> [Work to be completed]
Below is a listing. Return the lines from the one that contains "Rebuild this chart" to the one that contains "Chart.register(...registerables);", both ends included, verbatim and with no pictures.

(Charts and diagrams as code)
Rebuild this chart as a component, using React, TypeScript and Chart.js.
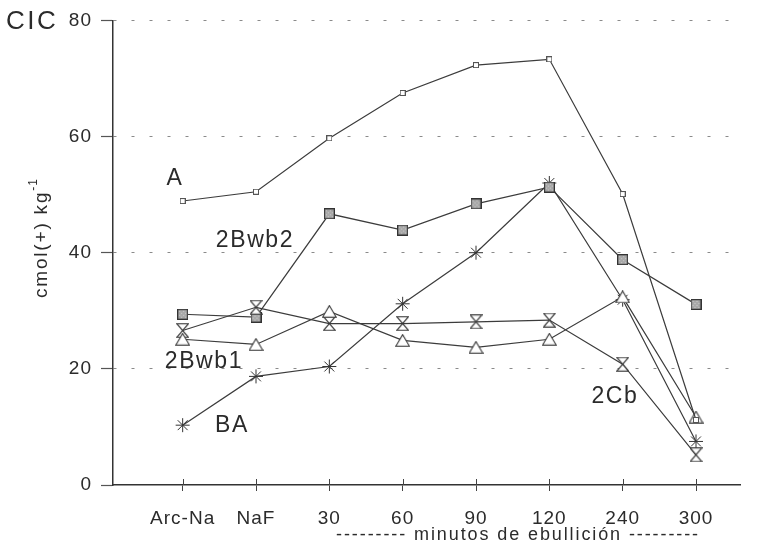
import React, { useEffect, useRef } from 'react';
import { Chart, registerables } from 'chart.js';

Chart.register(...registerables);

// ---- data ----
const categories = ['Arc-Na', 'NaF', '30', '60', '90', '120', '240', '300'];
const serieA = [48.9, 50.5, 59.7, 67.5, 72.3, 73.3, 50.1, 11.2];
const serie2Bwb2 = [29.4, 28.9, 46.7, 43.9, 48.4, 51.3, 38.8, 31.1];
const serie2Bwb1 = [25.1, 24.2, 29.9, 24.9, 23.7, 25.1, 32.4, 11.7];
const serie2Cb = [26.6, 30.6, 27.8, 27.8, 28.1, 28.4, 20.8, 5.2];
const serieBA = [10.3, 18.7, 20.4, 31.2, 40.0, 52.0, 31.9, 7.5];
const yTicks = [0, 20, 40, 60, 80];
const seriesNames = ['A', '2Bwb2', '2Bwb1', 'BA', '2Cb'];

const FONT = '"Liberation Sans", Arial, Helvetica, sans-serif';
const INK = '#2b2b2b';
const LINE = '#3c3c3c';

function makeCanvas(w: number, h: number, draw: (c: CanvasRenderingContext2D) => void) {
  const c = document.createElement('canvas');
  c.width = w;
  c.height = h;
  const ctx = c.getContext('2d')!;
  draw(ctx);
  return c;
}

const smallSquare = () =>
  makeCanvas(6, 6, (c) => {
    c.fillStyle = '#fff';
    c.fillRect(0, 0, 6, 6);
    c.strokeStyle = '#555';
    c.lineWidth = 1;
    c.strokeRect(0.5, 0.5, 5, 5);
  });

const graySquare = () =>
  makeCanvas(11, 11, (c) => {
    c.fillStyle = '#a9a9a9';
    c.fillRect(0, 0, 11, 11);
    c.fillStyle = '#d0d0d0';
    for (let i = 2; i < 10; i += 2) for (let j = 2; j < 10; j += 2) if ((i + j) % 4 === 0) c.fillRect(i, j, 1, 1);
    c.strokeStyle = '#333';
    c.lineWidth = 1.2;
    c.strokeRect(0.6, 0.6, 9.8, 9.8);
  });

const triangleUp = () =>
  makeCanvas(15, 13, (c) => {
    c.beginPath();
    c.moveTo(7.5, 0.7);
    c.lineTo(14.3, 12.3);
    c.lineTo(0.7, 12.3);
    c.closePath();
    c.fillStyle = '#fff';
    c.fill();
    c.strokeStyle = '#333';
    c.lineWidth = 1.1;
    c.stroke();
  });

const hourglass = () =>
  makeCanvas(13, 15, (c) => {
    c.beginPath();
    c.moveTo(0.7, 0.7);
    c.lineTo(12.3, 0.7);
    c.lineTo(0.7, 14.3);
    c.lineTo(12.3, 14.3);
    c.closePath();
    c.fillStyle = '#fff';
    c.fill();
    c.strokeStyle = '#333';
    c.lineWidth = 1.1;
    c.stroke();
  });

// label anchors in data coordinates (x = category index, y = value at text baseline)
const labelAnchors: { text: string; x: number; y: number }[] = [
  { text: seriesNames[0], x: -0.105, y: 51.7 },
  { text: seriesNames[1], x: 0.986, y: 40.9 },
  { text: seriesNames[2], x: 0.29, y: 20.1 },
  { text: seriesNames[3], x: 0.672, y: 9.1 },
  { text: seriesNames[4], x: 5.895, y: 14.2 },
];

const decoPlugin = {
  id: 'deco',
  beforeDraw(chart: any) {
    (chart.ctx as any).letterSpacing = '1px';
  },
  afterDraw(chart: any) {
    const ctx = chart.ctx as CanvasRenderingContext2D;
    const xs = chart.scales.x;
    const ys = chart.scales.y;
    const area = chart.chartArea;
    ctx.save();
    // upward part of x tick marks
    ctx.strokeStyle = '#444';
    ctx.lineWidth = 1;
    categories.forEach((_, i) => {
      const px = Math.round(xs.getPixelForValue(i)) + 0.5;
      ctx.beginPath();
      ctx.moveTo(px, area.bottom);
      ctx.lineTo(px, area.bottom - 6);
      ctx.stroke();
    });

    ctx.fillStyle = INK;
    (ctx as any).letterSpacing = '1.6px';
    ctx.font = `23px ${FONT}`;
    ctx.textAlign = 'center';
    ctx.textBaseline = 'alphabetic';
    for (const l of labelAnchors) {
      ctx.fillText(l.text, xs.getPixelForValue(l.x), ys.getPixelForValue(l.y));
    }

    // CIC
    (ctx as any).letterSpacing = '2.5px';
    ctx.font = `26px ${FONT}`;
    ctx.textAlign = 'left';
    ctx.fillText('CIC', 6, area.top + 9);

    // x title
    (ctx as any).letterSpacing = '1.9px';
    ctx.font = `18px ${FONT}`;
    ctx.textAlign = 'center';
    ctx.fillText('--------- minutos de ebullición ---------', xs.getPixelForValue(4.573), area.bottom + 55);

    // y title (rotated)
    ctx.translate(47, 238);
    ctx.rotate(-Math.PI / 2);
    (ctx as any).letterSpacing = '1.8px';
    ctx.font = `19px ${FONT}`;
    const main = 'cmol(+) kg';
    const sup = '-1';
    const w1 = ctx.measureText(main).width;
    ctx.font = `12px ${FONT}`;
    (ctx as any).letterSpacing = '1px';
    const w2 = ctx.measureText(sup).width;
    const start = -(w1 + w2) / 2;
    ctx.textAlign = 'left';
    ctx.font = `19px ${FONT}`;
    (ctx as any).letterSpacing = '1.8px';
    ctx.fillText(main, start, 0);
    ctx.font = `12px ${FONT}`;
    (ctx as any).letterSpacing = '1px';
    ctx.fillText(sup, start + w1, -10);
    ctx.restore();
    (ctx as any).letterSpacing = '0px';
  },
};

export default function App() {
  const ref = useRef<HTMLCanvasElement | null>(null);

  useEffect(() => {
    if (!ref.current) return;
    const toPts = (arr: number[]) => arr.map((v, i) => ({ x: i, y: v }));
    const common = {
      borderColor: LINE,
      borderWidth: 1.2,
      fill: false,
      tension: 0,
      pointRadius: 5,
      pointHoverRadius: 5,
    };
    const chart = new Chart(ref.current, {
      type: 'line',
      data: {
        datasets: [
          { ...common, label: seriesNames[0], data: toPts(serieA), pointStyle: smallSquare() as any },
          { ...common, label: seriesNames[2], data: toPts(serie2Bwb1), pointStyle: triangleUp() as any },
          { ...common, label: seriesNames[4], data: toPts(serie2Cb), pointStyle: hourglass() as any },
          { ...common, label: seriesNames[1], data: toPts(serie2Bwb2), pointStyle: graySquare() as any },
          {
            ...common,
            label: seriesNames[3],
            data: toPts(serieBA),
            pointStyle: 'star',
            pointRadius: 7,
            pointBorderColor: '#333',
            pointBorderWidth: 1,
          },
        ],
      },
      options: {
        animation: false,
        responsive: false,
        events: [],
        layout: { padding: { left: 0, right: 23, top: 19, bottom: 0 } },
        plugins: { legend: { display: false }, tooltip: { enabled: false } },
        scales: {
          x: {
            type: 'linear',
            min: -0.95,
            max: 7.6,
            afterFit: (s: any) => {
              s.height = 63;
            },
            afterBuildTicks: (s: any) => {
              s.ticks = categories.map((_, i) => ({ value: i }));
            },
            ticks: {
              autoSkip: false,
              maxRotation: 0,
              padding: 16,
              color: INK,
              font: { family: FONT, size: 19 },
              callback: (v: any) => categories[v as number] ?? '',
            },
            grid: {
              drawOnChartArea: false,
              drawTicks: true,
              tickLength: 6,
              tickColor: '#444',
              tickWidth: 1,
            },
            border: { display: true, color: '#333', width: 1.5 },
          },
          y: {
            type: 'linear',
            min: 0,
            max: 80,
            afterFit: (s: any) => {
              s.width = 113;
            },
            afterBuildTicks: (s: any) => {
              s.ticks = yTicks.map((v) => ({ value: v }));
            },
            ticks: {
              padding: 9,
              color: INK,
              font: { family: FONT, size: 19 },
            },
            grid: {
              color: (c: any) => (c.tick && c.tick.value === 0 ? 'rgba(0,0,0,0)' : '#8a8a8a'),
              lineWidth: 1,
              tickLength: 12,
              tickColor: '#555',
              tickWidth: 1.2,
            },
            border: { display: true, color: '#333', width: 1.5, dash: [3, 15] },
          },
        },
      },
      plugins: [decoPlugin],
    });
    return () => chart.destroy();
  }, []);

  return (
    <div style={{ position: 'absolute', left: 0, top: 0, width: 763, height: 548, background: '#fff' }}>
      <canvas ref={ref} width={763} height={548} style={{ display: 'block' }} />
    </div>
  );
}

...

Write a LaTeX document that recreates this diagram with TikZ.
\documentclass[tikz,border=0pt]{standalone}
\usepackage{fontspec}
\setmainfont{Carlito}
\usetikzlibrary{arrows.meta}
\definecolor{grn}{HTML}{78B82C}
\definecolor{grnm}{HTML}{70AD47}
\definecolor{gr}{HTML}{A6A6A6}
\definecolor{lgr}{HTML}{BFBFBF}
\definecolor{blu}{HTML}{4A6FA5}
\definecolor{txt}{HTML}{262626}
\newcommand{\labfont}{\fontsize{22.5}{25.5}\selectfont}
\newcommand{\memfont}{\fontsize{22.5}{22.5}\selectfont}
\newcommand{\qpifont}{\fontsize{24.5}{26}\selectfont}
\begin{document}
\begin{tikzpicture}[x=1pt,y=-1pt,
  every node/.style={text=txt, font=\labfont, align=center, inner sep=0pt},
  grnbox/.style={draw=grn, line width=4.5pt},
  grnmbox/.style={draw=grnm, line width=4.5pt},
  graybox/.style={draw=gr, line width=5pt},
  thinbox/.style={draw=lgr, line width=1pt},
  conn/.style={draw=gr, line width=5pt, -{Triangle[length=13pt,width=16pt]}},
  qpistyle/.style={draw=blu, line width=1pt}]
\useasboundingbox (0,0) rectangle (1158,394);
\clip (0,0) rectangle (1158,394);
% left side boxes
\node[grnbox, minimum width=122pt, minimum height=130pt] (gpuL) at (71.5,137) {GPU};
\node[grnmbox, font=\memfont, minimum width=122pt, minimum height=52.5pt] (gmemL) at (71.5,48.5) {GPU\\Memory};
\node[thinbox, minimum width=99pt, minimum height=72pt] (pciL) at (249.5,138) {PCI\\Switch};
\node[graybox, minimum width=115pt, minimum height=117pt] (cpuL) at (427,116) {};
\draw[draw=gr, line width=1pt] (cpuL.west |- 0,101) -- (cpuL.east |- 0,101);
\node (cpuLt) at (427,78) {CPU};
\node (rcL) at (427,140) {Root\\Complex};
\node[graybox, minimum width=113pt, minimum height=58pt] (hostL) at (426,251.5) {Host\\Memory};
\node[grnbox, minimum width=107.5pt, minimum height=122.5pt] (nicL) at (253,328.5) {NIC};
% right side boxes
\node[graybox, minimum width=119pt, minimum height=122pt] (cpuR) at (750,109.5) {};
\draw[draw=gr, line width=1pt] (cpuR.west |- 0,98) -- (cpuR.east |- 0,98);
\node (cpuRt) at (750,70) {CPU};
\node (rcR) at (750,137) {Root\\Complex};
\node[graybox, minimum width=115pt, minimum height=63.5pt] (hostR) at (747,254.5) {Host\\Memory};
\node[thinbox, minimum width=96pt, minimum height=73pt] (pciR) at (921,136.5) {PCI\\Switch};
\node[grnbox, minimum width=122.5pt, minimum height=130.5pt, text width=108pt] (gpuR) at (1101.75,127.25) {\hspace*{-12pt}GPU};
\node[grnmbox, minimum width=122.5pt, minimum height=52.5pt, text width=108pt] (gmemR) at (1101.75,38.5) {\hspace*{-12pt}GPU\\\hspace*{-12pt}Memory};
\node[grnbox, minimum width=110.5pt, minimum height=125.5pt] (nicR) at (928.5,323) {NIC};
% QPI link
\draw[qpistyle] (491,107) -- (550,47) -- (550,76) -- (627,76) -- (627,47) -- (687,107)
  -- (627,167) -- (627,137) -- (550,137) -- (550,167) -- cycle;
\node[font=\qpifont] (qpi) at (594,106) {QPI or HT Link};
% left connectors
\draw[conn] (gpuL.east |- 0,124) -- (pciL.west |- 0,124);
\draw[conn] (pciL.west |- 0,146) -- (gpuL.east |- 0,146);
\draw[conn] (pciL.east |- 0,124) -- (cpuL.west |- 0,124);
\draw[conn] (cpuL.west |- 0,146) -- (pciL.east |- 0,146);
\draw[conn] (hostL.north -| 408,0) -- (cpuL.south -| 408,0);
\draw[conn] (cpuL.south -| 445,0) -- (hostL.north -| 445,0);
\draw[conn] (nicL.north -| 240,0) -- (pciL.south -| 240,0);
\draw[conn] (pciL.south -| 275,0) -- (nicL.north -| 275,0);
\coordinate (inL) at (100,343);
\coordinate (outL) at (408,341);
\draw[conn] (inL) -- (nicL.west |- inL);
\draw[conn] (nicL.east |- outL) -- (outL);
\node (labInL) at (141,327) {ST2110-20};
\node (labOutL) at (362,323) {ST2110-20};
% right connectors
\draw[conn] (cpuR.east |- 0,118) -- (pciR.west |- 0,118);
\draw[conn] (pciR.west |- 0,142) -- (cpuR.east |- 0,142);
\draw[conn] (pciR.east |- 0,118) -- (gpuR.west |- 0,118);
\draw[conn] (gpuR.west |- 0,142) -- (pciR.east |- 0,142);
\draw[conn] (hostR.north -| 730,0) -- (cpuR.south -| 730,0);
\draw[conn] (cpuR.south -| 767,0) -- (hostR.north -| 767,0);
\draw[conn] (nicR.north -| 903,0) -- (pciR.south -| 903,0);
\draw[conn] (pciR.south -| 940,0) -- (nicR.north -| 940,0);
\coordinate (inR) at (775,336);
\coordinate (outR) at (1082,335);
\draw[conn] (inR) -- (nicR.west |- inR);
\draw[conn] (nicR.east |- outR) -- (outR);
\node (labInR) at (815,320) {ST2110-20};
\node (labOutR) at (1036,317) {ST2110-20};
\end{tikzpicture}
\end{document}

* * *

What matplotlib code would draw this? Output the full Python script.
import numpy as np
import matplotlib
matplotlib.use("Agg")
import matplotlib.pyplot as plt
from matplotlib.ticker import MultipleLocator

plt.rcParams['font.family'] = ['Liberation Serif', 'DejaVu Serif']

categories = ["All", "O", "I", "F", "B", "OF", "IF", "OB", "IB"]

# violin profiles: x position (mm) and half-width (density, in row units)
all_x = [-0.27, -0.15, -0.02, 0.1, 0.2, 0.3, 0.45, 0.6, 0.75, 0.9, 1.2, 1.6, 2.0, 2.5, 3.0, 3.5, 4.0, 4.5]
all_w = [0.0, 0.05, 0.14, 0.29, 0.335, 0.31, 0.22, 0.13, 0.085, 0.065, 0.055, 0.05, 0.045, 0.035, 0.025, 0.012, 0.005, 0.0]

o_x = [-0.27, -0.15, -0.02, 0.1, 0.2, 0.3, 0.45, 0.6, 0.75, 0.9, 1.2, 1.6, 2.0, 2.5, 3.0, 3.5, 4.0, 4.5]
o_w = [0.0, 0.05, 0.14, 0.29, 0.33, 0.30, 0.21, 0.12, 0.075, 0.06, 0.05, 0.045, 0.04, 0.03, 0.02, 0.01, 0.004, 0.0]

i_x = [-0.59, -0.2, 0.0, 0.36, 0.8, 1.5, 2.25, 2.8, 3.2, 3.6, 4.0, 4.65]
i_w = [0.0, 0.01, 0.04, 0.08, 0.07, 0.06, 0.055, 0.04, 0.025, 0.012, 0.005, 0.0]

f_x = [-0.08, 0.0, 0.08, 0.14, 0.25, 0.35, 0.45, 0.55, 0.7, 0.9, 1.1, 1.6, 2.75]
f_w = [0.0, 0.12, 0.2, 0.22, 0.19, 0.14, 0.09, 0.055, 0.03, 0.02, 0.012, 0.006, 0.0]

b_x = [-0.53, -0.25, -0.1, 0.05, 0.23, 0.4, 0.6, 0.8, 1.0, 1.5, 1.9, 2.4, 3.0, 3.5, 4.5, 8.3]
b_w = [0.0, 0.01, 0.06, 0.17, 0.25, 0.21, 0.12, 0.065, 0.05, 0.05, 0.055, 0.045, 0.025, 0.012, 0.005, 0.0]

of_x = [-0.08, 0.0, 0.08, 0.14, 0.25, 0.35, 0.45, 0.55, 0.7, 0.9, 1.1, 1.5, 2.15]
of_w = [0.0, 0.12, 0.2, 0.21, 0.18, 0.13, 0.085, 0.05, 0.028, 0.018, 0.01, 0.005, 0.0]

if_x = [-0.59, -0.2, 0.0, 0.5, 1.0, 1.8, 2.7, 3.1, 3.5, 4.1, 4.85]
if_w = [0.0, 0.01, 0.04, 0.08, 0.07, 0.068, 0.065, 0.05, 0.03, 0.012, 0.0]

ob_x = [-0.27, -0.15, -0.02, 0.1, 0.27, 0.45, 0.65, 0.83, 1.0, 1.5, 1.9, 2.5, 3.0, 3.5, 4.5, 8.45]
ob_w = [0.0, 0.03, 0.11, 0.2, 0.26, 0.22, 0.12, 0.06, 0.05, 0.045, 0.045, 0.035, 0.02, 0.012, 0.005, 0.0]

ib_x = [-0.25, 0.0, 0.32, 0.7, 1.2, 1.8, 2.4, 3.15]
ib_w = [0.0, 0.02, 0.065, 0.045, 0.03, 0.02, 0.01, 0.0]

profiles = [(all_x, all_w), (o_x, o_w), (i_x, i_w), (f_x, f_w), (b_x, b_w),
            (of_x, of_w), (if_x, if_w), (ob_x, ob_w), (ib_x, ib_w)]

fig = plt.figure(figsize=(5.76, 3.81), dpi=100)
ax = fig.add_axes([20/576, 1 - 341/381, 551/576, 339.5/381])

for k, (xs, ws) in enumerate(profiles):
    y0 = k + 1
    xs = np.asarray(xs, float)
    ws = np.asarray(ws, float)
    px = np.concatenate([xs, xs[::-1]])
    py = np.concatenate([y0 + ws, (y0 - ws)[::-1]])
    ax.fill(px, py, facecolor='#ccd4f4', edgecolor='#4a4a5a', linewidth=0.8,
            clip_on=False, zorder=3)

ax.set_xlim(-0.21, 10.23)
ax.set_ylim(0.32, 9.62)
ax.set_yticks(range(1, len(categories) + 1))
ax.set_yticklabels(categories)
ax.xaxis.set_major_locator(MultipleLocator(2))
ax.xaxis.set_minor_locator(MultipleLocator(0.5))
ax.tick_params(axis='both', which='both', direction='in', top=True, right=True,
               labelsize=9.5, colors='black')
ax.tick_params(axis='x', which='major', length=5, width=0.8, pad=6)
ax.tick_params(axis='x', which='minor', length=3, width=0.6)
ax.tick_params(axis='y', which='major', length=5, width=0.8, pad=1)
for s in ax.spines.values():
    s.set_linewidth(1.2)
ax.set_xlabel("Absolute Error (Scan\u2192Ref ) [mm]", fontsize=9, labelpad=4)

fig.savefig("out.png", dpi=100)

> [Exercise result]
Rebuild this chart as a component, using React, TypeScript and Chart.js.
import React, { useEffect, useRef } from 'react';
import { Chart, registerables } from 'chart.js';

Chart.register(...registerables);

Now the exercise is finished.